Two stories in the news this week made me impatient to see women holding more senior positions in the military, and not for the usual reasons. Sure, women have leadership skills and technical expertise, and deserve a shot at those jobs. But the biggest reason of all, and why we can’t wait any longer, is because of something women don’t have. Testosterone.
This pesky little hormone is a troublemaker. Its link to needless violence can be traced back to Cain and Abel (note they were brothers, not sisters). Ill-advised sexual encounters and venereal disease have plagued armies since the beginning of time. British soldiers during WWI were over five times more likely to be hospitalized for syphilis or gonorrhea than from trench foot, the war’s signature ailment.
In today’s military, testosterone is clouding the judgments of men who really should know better.
The first is Lt. Gen. Robert L. Caslen Jr., the superintendent at the United States Military Academy. He recently defended the school’s boxing requirement despite overwhelming evidence about the downside of repeated blows to the head. That’s right – every male cadet who graduates from West Point must spend a semester receiving and delivering rounds of minor brain trauma. Concerned mothers and the school’s Board of Visitors (chaired by a woman) are pushing for change but meeting resistance. In fact, the superintendent is doubling down on his machismo by considering making female students take boxing, too, as they do at the US Naval Academy.
West Point has documented 97 concussions from boxing during the last three academic years. When students are unable to complete the course due to too many concussions, they are forced to repeat it later. If that seems perfectly rational, maybe you’ve had too many concussions.
The next example of testosterone run amok comes from Senator John McCain, speaking on the senate floor about recent developments in Syria. As a former naval aviator and chair of the Senate Armed Services Committee, he should know that while he may not like the fact that Russia is flying combat missions in Syria, it was actually a good thing that they alerted us to their actions so we could avoid an international incident or accidental loss of life.

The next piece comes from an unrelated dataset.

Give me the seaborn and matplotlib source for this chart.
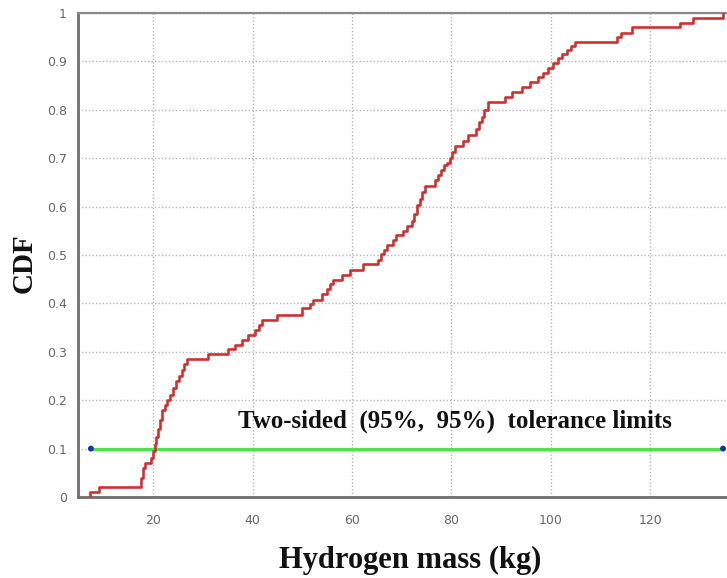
import matplotlib
matplotlib.use("Agg")
import matplotlib.pyplot as plt
import seaborn as sns
import pandas as pd

# ---- data ----
hydrogen_mass_kg = [7.3, 7.4, 9.1, 17.6, 18.0, 18.4, 19.5, 19.9, 20.3, 20.6, 21.0, 21.4, 21.8,
                    22.3, 22.8, 23.4, 24.0, 24.6, 25.2, 25.8, 26.3, 26.8, 31.1, 35.0, 36.5,
                    37.8, 39.0, 40.5, 41.2, 41.9, 44.9, 50.0, 51.5, 52.2, 54.0, 55.0, 55.6,
                    56.2, 58.0, 59.6, 62.2, 65.2, 65.8, 66.4, 67.0, 68.2, 68.8, 70.3, 71.0,
                    72.0, 72.5, 73.0, 73.6, 74.1, 74.7, 76.7, 77.3, 77.9, 78.5, 79.1, 79.7,
                    80.2, 80.7, 82.3, 83.4, 85.0, 85.6, 86.1, 86.6, 87.3, 90.7, 92.2, 94.2,
                    95.8, 97.4, 98.4, 99.4, 100.4, 101.4, 102.3, 103.2, 104.0, 104.8, 113.3,
                    114.0, 116.3, 125.9, 128.5, 134.6]
cdf_values = [0.0, 0.01, 0.02, 0.04, 0.06, 0.07, 0.08, 0.095, 0.11, 0.125, 0.14, 0.16, 0.18,
              0.19, 0.20, 0.21, 0.225, 0.24, 0.25, 0.262, 0.275, 0.285, 0.295, 0.305, 0.315,
              0.325, 0.335, 0.345, 0.355, 0.366, 0.376, 0.39, 0.399, 0.408, 0.42, 0.43, 0.44,
              0.448, 0.459, 0.469, 0.481, 0.49, 0.502, 0.511, 0.521, 0.531, 0.541, 0.55, 0.56,
              0.57, 0.585, 0.603, 0.615, 0.63, 0.643, 0.655, 0.665, 0.675, 0.686, 0.69, 0.70,
              0.712, 0.725, 0.735, 0.748, 0.76, 0.775, 0.785, 0.80, 0.816, 0.826, 0.837, 0.847,
              0.857, 0.868, 0.877, 0.886, 0.897, 0.907, 0.915, 0.924, 0.932, 0.94, 0.95,
              0.959, 0.971, 0.98, 0.99, 1.0]

tolerance_limits_kg = [7.5, 134.6]
tolerance_level = [0.1, 0.1]
annotation_text = "Two-sided  (95%,  95%)  tolerance limits"

x_ticks = [20, 40, 60, 80, 100, 120]
y_ticks = [0, 0.1, 0.2, 0.3, 0.4, 0.5, 0.6, 0.7, 0.8, 0.9, 1]
y_tick_labels = ["0", "0.1", "0.2", "0.3", "0.4", "0.5", "0.6", "0.7", "0.8", "0.9", "1"]

# ---- figure ----
sns.set_style("white")
plt.rcParams["font.family"] = ["DejaVu Sans"]

fig = plt.figure(figsize=(7.27, 5.78), dpi=100)
ax = fig.add_axes([78 / 727, 1 - 497 / 578, 1 - 78 / 727, (497 - 13) / 578])

cdf_df = pd.DataFrame({"mass": hydrogen_mass_kg, "cdf": cdf_values})
tol_df = pd.DataFrame({"mass": tolerance_limits_kg, "cdf": tolerance_level})

sns.lineplot(data=tol_df, x="mass", y="cdf", ax=ax, color="#4fe24f", linewidth=2.3,
             estimator=None, sort=False, zorder=3)
sns.scatterplot(data=tol_df, x="mass", y="cdf", ax=ax, color="#1a2fb0", s=18,
                edgecolor="none", zorder=4, clip_on=False)
sns.lineplot(data=cdf_df, x="mass", y="cdf", ax=ax, color="#d03030", linewidth=1.9,
             estimator=None, sort=False, drawstyle="steps-post", zorder=5)

ax.set_xlim(4.9, 135.4)
ax.set_ylim(0, 1)
ax.set_xticks(x_ticks)
ax.set_xticklabels([str(t) for t in x_ticks])
ax.set_yticks(y_ticks)
ax.set_yticklabels(y_tick_labels)
ax.tick_params(axis="both", labelsize=9, labelcolor="#666666", colors="#aaaaaa",
               length=4, width=1, direction="out")
ax.tick_params(axis="x", pad=8)
ax.tick_params(axis="y", pad=4)

ax.grid(True, linestyle=(0, (1, 1.5)), color="#b5b5b5", linewidth=1.0)
ax.set_axisbelow(True)

for side in ["left", "bottom"]:
    ax.spines[side].set_color("#6e6e6e")
    ax.spines[side].set_linewidth(2.0)
ax.spines["top"].set_color("#8a8a8a")
ax.spines["top"].set_linewidth(1.6)
ax.spines["right"].set_visible(False)

ax.set_xlabel("")
ax.set_ylabel("")

serif = ["Liberation Serif", "DejaVu Serif"]
fig.text(410 / 727, 1 - 560 / 578, "Hydrogen mass (kg)", ha="center", va="center",
         fontsize=22, fontweight="bold", family=serif, color="#111111")
fig.text(24 / 727, 1 - 263 / 578, "CDF", ha="center", va="center", rotation=90,
         fontsize=21, fontweight="bold", family=serif, color="#111111")
fig.text(238 / 727, 1 - 421 / 578, annotation_text, ha="left", va="center",
         fontsize=18, fontweight="bold", family=serif, color="#111111")

fig.savefig("out.png", dpi=100)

With hormonally-fueled bravado, McCain said that rather than complying with the Russians’ request, we should tell them, “We fly anywhere we want to, when and how we want to, and you’d better stay out of the way.” Which sounds more like something one toddler would say to another than how seasoned diplomats should communicate.

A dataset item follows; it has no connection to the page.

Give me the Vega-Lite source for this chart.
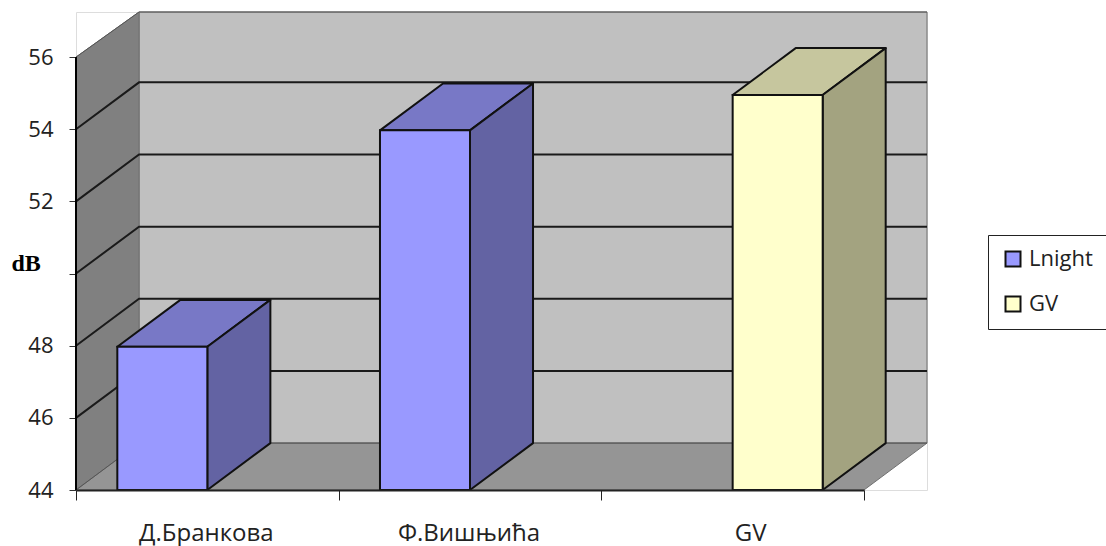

This kind of provocation, if he really meant what he said, is reckless and dangerous. But it’s not unique among the men in charge of militaries. No doubt Vladimir Putin’s actions are being fueled by a similar level of testosterone (including his habit of posing shirtless).

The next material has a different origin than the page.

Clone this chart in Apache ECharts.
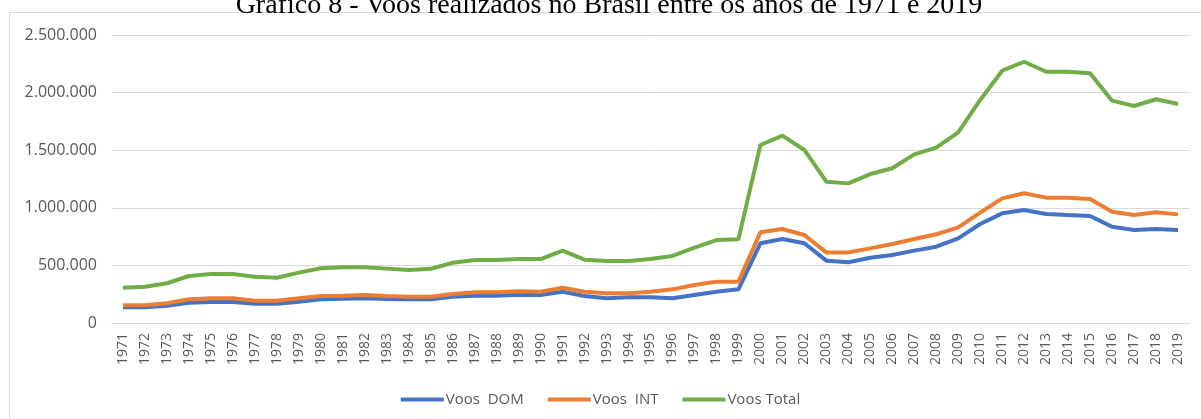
<!DOCTYPE html>
<html>

<head>
  <meta charset="utf-8">
  <title>Voos realizados no Brasil</title>
  <script src="https://cdn.jsdelivr.net/npm/echarts@6/dist/echarts.min.js"></script>
</head>

<body style="margin:0; background:#fff;">
  <div id="main" style="width: 1201px; height: 419px;"></div>
  <script type="text/javascript">
    // anos 1971 - 2019
    var anos = ['1971', '1972', '1973', '1974', '1975', '1976', '1977', '1978', '1979', '1980',
      '1981', '1982', '1983', '1984', '1985', '1986', '1987', '1988', '1989', '1990',
      '1991', '1992', '1993', '1994', '1995', '1996', '1997', '1998', '1999', '2000',
      '2001', '2002', '2003', '2004', '2005', '2006', '2007', '2008', '2009', '2010',
      '2011', '2012', '2013', '2014', '2015', '2016', '2017', '2018', '2019'];

    var voosDom = [136000, 136000, 150000, 176000, 182000, 182000, 168000, 168000, 185000, 206000,
      211000, 214000, 208000, 206000, 206000, 228000, 237000, 237000, 246000, 243000,
      272000, 234000, 214000, 223000, 223000, 214000, 243000, 272000, 292000, 692000,
      729000, 692000, 541000, 527000, 567000, 590000, 628000, 662000, 735000, 859000,
      952000, 981000, 946000, 937000, 929000, 836000, 807000, 816000, 807000];

    var voosInt = [154000, 154000, 171000, 206000, 214000, 214000, 194000, 194000, 214000, 234000,
      237000, 243000, 234000, 228000, 228000, 252000, 266000, 266000, 275000, 272000,
      306000, 272000, 258000, 258000, 272000, 292000, 330000, 359000, 359000, 787000,
      816000, 764000, 613000, 613000, 648000, 686000, 729000, 770000, 830000, 958000,
      1082000, 1126000, 1088000, 1088000, 1076000, 966000, 937000, 961000, 943000];

    var voosTotal = [306000, 315000, 345000, 408000, 425000, 425000, 402000, 393000, 437000, 475000,
      483000, 483000, 472000, 460000, 470000, 523000, 547000, 547000, 555000, 555000,
      628000, 550000, 538000, 538000, 555000, 582000, 654000, 720000, 726000, 1545000,
      1626000, 1502000, 1227000, 1212000, 1293000, 1343000, 1464000, 1522000, 1655000, 1936000,
      2190000, 2268000, 2181000, 2181000, 2167000, 1930000, 1884000, 1942000, 1901000];

    var myChart = echarts.init(document.getElementById('main'));

    function fmt(v) {
      return String(v).replace(/\B(?=(\d{3})+(?!\d))/g, '.');
    }

    function linha(nome, dados, cor) {
      return {
        name: nome,
        type: 'line',
        data: dados,
        symbol: 'none',
        lineStyle: { width: 4, color: cor },
        itemStyle: { color: cor }
      };
    }

    myChart.setOption({
      animation: false,
      textStyle: { fontFamily: 'Open Sans' },
      graphic: [
        {
          type: 'rect',
          shape: { x: 9.5, y: 12.5, width: 1300, height: 500 },
          style: { fill: 'none', stroke: '#d9d9d9', lineWidth: 1 },
          z: -1
        },
        {
          type: 'text',
          x: 609,
          y: 6,
          style: {
            text: 'Gráfico 8 - Voos realizados no Brasil entre os anos de 1971 e 2019',
            font: '28px "Liberation Serif"',
            fill: '#000',
            align: 'center',
            verticalAlign: 'middle'
          },
          z: 10
        }
      ],
      grid: { left: 112, right: 12, top: 35, bottom: 96 },
      legend: {
        data: ['Voos  DOM', 'Voos  INT', 'Voos Total'],
        left: 'center',
        top: 387,
        icon: 'rect',
        itemWidth: 43,
        itemHeight: 4,
        itemGap: 24,
        textStyle: { color: '#595959', fontSize: 15, padding: [0, 0, 0, -3] }
      },
      xAxis: {
        type: 'category',
        data: anos,
        boundaryGap: true,
        axisLine: { lineStyle: { color: '#d9d9d9', width: 1 } },
        axisTick: { show: false },
        axisLabel: { rotate: 90, color: '#595959', fontSize: 14, margin: 10, interval: 0 }
      },
      yAxis: {
        type: 'value',
        min: 0,
        max: 2500000,
        interval: 500000,
        axisLine: { show: false },
        axisTick: { show: false },
        splitLine: { lineStyle: { color: '#d9d9d9', width: 1 } },
        axisLabel: { color: '#595959', fontSize: 16, margin: 15, formatter: fmt }
      },
      series: [
        linha('Voos  DOM', voosDom, '#4472C4'),
        linha('Voos  INT', voosInt, '#ED7D31'),
        linha('Voos Total', voosTotal, '#70AD47')
      ]
    });
  </script>
</body>

</html>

Defenders of General Caslen and Senator McCain may argue that testosterone is vital to producing a combat-ready military, and that it makes men better fighters. Maybe. But female pilots and soldiers seem to do just fine with the amount they have.
I’ve personally seen examples of testosterone doing more harm than good. During my time in the navy I witnessed many promotions, happy occasions that should be celebrated with congratulatory handshakes but inexplicably involve a gauntlet of punches to the upper arm (where the new rank chevrons are worn). It wasn’t unheard of for a sailor to sustain pain and bruises so severe, they interfered with his ability to perform his duties.
Worst of all is the tradition of “blood wings” or “blood pinning,” where a newly-minted paratrooper receives his insignia by having the sharp pins of the new badge pounded into his chest muscle by his colleagues. This is considered an honor and a rite of passage.
Must we be content with a “boys will be boys,” philosophy, even when applied to people who should have become men long ago? I don’t think so. We need more women in the ranks and at the top, because the fairer sex seems less susceptible to hormonal fluctuations. Let that sink in for a while.